O papel é o meu desafio. Cheio de atitude encaro-o, mas quando vou despejar nele aquilo que sinto, fico meio que prostrado, sem saber bem o que dizer. Na verdade quero dizer tantas coisas, confessar tantas outras, extrair tantas verdades minhas que essas tantas coisas, confissões e verdades se atropelam, me atropelam, me estagnam. É como se eu quisesse explodir sem bem saber porquê, e temo o que essa explosão possa trazer. A verdade nos dói, mas é melhor a sua dor do que o tempo que ela nos corrói.
Não há nada melhor do que o chuveiro e o travesseiro. Eles podem ser grandes aliados. É naqueles banhos de pensamentos soltos e sentimentos retraídos que nos encontramos. Observo a água percorrer todo o meu corpo e percebo que até aquela gota tem um objetivo, ainda que seu fim seja o ralo. Mas eu vou pro ralo também, uma vez que aquela gota leva um pouco de mim enquanto parte dela penetra na pele, limpa e suja a alma. Estagnado vejo todos buscarem o futuro e me pergunto: o que faço? Vivo o meu futuro agora e não sei se essa ideia me agrada. Insatisfeito, temo os riscos de uma troca irresponsável e argumento pra mim mesmo que tudo está bem como está. Não! Não está, é o que revelo ao travesseiro que calado me escuta e concorda comigo tanto quanto duvida.
Procuro nas prateleiras uma receita que me recoloque no tempo e no espaço, mas ao olhar o intruso relógio percebo que talvez já não haja mais tempo, nem espaço. É escuro. Mais frio do que escuro a falta de intenção, a ausência de um objetivo claro a se perseguir.
Invejo os que sonham sem necessariamente querer ter os sonhos deles, mas gostaria de me atrever a sonhar de novo como quando era aquele menino que tremulava ao cruzar com os olhos dela, que tropeçava ao entrar nos caminhos desconhecidos que sempre quis entrar, que gaguejava ao abrir as portas do meu futuro... Meu hoje futuro interminável que quis... Mas já não sei se é tão grande pra mim como o era quando planejava chegar a ele. Eu quero mais, a gente sempre quer mais, ainda que a gente não saiba bem o que queremos.
Eu sei que posso traçar novos caminhos desconhecidos e até cruzar com novos olhos que me apaixonem, mas quanto mais seguro, menos riscos queremos correr. O conforto me aprisiona quando é pelo desconhecido que eu clamo. Grito sem ninguém escutar. Choro sem ninguém ver. Por dentro sou um furacão querendo entrar em erupção. Sou confusão. O mundo me pede calma, mas pouco a pouco, cada vez menos pessoas me convencem. Acordo por acordar, trabalho por trabalhar, amo por amar, vivo por viver... Finjo fé. Rio para que não percebam que não entendi a piada. Quando foi que me perdi de mim mesmo? Quando perdi os sonhos daquele futuro prometido que nunca se prometeu.

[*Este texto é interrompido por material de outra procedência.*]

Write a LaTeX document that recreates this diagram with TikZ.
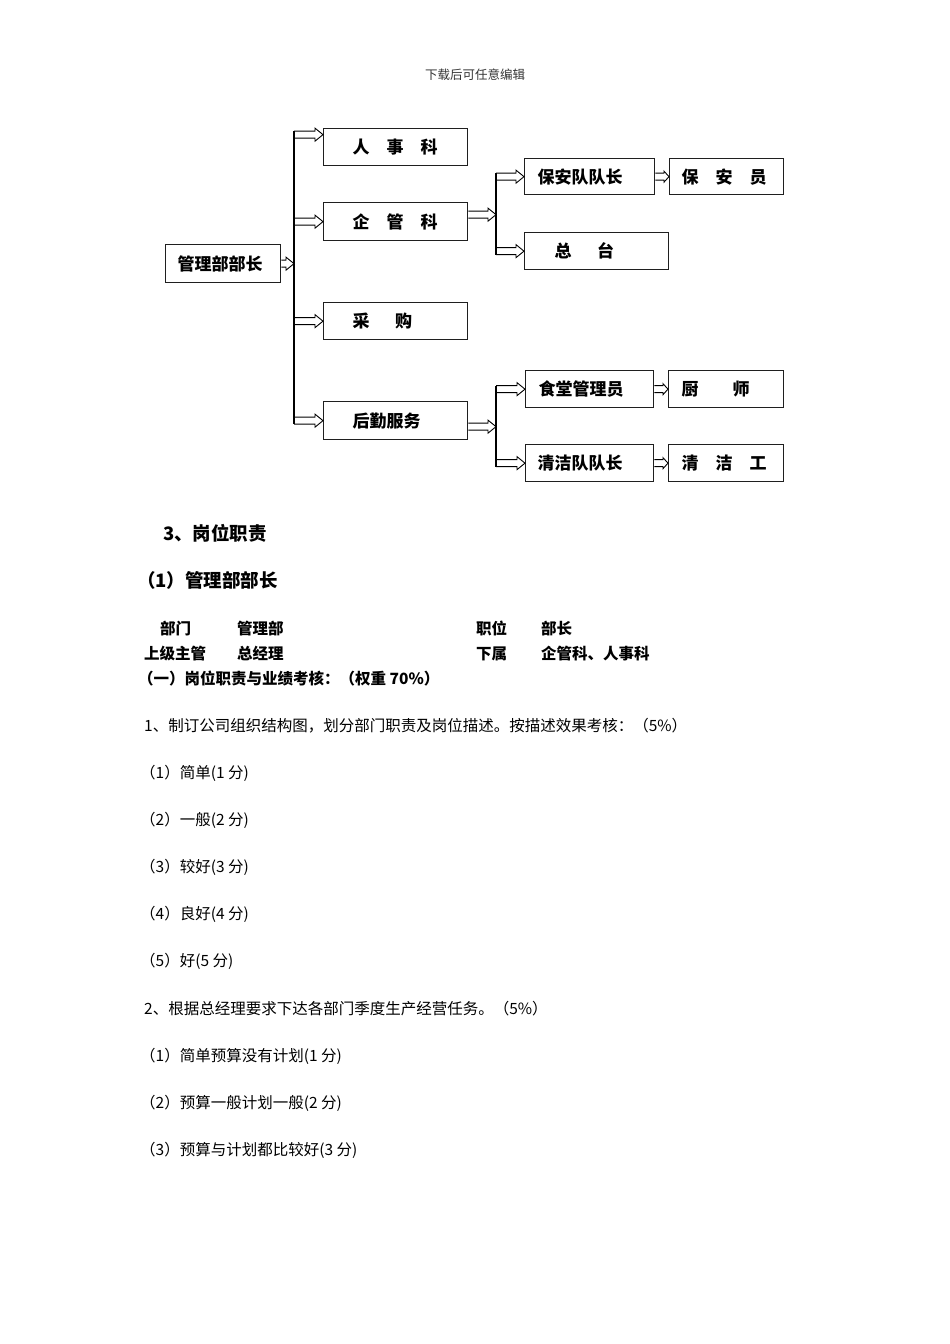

Já não sou mais tão criança. Já não sou mais tão jovem assim, mas também não sou tão velho ao ponto de me regar da sabedoria do tempo e produzir filosofia barata que me sirva de conselheira. Já sei escolher e deixar ser escolhido, mas as escolhas não me satisfazem. Meu coração perde a elasticidade a cada segundo. Meus pés cansados pedem asas para voar. Eu só queria ser mais parte do mundo ao invés de somente catar estrelas.